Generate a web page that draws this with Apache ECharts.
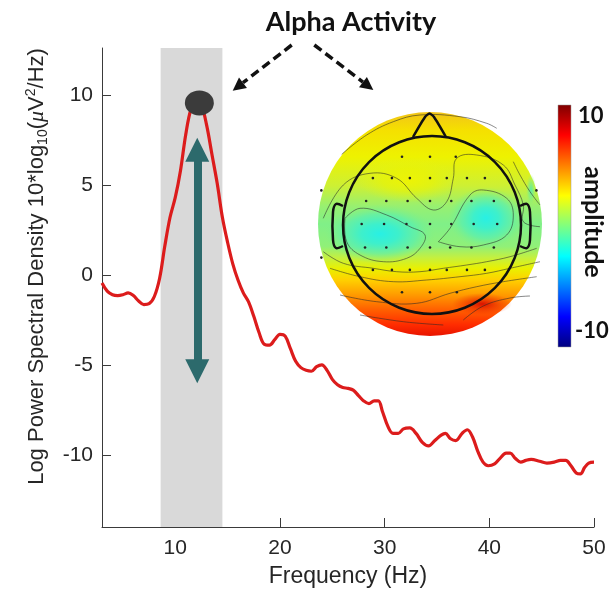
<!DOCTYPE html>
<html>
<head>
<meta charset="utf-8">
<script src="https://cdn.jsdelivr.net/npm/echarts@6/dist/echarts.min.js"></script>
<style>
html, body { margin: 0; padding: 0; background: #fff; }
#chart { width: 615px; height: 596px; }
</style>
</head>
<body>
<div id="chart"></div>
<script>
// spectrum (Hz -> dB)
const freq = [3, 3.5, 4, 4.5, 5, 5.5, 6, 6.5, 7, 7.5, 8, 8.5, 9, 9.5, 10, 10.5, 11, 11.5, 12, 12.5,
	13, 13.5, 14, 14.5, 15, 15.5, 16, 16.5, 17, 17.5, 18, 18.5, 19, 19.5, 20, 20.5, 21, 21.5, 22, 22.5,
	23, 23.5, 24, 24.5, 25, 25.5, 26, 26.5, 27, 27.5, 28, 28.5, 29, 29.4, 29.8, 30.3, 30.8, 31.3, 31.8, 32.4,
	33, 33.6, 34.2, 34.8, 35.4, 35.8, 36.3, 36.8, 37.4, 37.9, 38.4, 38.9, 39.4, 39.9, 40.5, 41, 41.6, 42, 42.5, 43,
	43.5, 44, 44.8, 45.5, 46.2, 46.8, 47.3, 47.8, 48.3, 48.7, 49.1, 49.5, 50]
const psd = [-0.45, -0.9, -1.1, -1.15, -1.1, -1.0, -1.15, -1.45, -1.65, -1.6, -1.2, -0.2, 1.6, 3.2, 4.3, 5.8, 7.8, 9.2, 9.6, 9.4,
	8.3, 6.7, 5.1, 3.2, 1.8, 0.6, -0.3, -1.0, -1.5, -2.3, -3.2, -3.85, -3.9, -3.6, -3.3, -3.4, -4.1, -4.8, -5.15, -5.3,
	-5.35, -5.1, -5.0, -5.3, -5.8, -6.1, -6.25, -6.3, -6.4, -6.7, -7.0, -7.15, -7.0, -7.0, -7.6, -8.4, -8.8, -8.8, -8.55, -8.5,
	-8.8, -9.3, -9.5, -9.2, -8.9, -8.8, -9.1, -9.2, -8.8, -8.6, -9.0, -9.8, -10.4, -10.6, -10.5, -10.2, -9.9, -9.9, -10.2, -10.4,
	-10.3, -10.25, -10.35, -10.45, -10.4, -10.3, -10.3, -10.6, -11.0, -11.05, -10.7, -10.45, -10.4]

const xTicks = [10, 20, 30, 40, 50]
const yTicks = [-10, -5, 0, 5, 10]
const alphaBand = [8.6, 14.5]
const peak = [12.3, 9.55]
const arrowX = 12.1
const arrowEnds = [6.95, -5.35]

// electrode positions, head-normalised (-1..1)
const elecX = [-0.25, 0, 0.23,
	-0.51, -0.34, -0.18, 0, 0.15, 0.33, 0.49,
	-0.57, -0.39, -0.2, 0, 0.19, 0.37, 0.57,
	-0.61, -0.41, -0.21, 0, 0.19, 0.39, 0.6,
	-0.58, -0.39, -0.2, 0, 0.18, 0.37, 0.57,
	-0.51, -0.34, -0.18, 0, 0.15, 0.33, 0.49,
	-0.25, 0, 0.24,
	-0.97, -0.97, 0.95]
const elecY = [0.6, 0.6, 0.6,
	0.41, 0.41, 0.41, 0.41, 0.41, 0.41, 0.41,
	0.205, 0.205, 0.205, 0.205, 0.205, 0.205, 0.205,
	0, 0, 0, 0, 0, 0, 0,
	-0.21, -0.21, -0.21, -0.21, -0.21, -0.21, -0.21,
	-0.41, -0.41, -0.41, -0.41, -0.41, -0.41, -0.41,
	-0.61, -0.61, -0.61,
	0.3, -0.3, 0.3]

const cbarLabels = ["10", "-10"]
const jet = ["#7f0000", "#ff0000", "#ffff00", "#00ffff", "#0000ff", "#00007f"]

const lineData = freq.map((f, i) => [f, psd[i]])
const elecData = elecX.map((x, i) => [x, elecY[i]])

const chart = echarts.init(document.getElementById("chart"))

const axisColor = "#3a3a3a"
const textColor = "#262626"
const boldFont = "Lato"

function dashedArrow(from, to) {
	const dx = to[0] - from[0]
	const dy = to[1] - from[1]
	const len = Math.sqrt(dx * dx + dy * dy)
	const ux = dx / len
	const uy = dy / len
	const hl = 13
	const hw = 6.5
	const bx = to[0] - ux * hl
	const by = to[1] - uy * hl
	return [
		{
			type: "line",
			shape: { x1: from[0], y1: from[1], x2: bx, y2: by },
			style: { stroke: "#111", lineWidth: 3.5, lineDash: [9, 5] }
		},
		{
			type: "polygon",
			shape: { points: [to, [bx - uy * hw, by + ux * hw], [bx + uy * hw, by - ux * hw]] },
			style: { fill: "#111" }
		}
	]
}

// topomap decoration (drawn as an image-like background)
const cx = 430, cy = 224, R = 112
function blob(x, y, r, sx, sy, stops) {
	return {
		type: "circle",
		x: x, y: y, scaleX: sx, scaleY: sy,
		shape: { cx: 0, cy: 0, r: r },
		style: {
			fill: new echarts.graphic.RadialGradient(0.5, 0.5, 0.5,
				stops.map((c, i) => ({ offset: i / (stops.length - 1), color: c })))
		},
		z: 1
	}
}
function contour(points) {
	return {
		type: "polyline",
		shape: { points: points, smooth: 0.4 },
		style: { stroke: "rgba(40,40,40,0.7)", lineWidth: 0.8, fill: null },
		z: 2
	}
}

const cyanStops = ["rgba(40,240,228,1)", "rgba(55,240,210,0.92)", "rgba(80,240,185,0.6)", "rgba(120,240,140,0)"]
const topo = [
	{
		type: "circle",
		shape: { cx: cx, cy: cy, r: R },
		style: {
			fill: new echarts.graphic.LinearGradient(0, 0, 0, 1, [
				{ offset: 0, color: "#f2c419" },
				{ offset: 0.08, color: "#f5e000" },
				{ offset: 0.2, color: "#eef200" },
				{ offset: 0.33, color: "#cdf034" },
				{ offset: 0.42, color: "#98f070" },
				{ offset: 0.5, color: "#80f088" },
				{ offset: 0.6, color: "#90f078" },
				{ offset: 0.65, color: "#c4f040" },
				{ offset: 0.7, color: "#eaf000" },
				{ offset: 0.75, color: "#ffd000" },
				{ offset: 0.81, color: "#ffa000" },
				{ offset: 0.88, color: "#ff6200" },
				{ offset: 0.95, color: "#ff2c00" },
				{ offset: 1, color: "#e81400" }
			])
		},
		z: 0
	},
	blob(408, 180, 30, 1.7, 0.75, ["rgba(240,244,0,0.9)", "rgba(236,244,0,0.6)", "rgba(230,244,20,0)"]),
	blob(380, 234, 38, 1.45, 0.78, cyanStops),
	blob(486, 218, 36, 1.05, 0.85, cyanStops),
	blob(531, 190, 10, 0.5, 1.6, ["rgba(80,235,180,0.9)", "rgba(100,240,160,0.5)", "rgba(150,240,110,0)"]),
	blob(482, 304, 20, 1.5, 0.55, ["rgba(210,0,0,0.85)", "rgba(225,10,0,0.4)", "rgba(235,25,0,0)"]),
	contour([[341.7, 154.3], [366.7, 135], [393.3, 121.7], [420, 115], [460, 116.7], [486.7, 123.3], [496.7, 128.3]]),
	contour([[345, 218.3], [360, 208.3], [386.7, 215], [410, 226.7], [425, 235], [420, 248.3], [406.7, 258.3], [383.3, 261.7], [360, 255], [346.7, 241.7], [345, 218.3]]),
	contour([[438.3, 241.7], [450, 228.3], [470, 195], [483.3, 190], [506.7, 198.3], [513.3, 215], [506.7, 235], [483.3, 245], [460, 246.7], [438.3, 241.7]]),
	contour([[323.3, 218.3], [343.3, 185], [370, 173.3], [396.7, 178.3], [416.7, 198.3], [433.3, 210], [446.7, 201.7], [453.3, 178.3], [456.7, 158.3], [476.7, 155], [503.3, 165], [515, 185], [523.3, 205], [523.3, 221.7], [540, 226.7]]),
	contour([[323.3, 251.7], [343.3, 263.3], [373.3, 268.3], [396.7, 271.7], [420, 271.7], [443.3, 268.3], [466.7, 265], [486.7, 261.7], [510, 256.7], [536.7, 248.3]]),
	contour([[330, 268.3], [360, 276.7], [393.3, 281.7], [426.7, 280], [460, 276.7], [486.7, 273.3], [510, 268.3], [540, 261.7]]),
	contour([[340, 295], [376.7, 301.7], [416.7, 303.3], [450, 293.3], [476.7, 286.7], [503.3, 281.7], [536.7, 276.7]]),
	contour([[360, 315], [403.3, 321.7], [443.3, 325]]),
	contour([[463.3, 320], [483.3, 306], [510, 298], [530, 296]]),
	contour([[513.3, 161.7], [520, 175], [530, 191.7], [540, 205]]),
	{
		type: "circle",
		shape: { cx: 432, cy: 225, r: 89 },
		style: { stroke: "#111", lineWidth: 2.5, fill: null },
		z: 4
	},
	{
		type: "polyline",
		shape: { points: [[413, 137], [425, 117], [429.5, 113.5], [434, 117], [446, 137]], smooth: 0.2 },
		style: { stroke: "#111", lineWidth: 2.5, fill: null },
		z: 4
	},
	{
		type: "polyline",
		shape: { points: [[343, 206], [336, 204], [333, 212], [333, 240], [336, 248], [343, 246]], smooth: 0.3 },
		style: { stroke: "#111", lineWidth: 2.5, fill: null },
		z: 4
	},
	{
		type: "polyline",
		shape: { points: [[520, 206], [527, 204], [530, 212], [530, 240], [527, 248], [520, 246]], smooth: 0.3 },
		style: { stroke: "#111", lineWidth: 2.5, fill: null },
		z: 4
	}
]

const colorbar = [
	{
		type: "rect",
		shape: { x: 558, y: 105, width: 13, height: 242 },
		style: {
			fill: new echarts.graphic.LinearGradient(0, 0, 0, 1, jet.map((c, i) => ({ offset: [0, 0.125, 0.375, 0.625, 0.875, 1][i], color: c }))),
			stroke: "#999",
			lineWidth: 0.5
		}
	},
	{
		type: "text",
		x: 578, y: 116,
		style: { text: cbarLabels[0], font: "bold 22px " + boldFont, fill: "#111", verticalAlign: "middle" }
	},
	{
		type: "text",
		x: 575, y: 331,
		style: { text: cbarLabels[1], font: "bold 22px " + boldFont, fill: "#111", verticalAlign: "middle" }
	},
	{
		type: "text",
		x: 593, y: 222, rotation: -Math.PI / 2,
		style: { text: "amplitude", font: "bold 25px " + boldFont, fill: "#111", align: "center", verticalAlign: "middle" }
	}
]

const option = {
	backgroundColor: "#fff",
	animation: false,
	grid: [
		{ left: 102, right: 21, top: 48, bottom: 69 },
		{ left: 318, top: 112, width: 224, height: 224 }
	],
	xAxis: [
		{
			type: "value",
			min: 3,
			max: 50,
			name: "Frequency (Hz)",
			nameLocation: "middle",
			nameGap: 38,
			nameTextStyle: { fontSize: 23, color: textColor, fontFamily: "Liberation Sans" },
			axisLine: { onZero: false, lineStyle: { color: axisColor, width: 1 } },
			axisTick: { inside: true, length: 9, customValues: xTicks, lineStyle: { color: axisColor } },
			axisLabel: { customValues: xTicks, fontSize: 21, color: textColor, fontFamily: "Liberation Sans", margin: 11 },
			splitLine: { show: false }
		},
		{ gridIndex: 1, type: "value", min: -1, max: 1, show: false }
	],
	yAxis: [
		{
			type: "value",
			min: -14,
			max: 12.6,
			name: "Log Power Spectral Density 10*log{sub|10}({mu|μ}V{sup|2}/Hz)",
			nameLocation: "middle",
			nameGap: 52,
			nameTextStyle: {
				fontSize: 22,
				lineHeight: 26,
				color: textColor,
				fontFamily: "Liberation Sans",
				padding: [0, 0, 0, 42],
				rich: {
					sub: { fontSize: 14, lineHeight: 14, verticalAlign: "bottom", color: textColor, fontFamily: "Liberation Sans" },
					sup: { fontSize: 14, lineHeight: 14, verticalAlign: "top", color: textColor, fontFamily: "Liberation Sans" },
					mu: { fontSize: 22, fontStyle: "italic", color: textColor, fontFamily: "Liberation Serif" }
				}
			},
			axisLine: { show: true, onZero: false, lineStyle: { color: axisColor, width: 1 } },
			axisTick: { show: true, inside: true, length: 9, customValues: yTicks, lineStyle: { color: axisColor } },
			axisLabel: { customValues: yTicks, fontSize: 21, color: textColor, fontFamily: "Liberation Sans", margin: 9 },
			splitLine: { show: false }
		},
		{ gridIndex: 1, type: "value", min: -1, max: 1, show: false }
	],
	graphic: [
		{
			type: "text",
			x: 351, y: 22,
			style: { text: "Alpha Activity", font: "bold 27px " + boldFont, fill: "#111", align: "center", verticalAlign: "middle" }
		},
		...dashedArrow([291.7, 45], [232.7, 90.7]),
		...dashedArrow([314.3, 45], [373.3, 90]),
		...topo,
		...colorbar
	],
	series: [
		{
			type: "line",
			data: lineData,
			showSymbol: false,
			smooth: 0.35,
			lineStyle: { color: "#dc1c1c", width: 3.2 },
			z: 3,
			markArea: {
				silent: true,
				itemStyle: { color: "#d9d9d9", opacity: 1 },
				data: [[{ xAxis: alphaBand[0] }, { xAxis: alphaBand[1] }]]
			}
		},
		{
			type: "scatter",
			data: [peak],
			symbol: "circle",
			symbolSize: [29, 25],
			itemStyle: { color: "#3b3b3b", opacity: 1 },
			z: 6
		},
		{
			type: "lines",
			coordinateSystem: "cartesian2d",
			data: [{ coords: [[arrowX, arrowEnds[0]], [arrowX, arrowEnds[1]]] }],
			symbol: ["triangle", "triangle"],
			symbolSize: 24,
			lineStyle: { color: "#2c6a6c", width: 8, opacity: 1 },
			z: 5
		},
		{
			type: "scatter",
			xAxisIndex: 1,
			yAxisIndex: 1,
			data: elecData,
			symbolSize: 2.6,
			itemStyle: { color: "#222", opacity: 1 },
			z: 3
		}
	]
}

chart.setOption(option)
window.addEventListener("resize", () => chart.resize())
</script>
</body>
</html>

┄┄┄┄┄┄

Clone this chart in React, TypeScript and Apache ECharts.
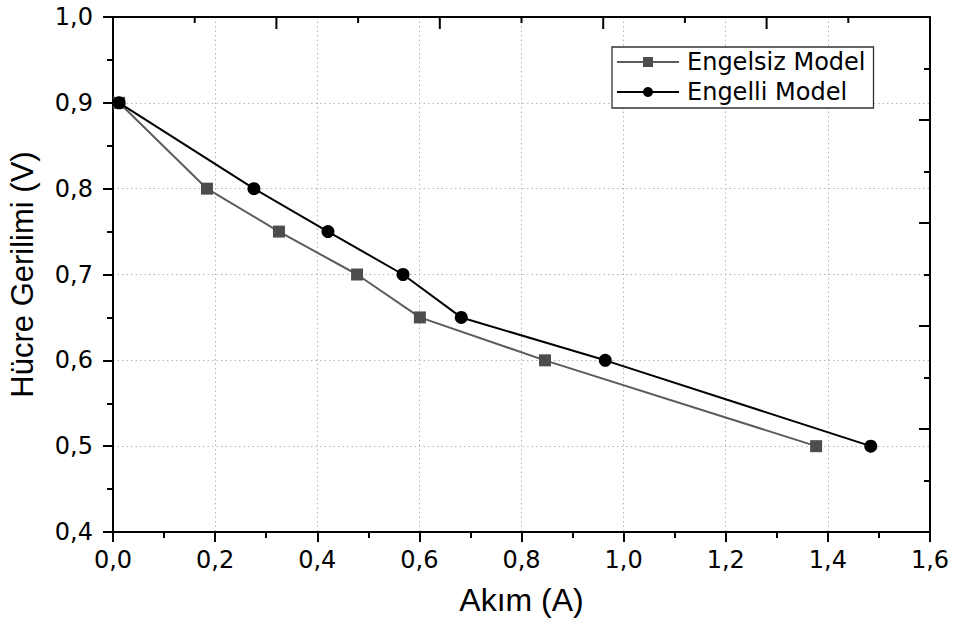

┄┄┄┄┄┄

**The problem:** Count the lines of these entries that hold the string "this", and give only that number.

**Expected answer:** 2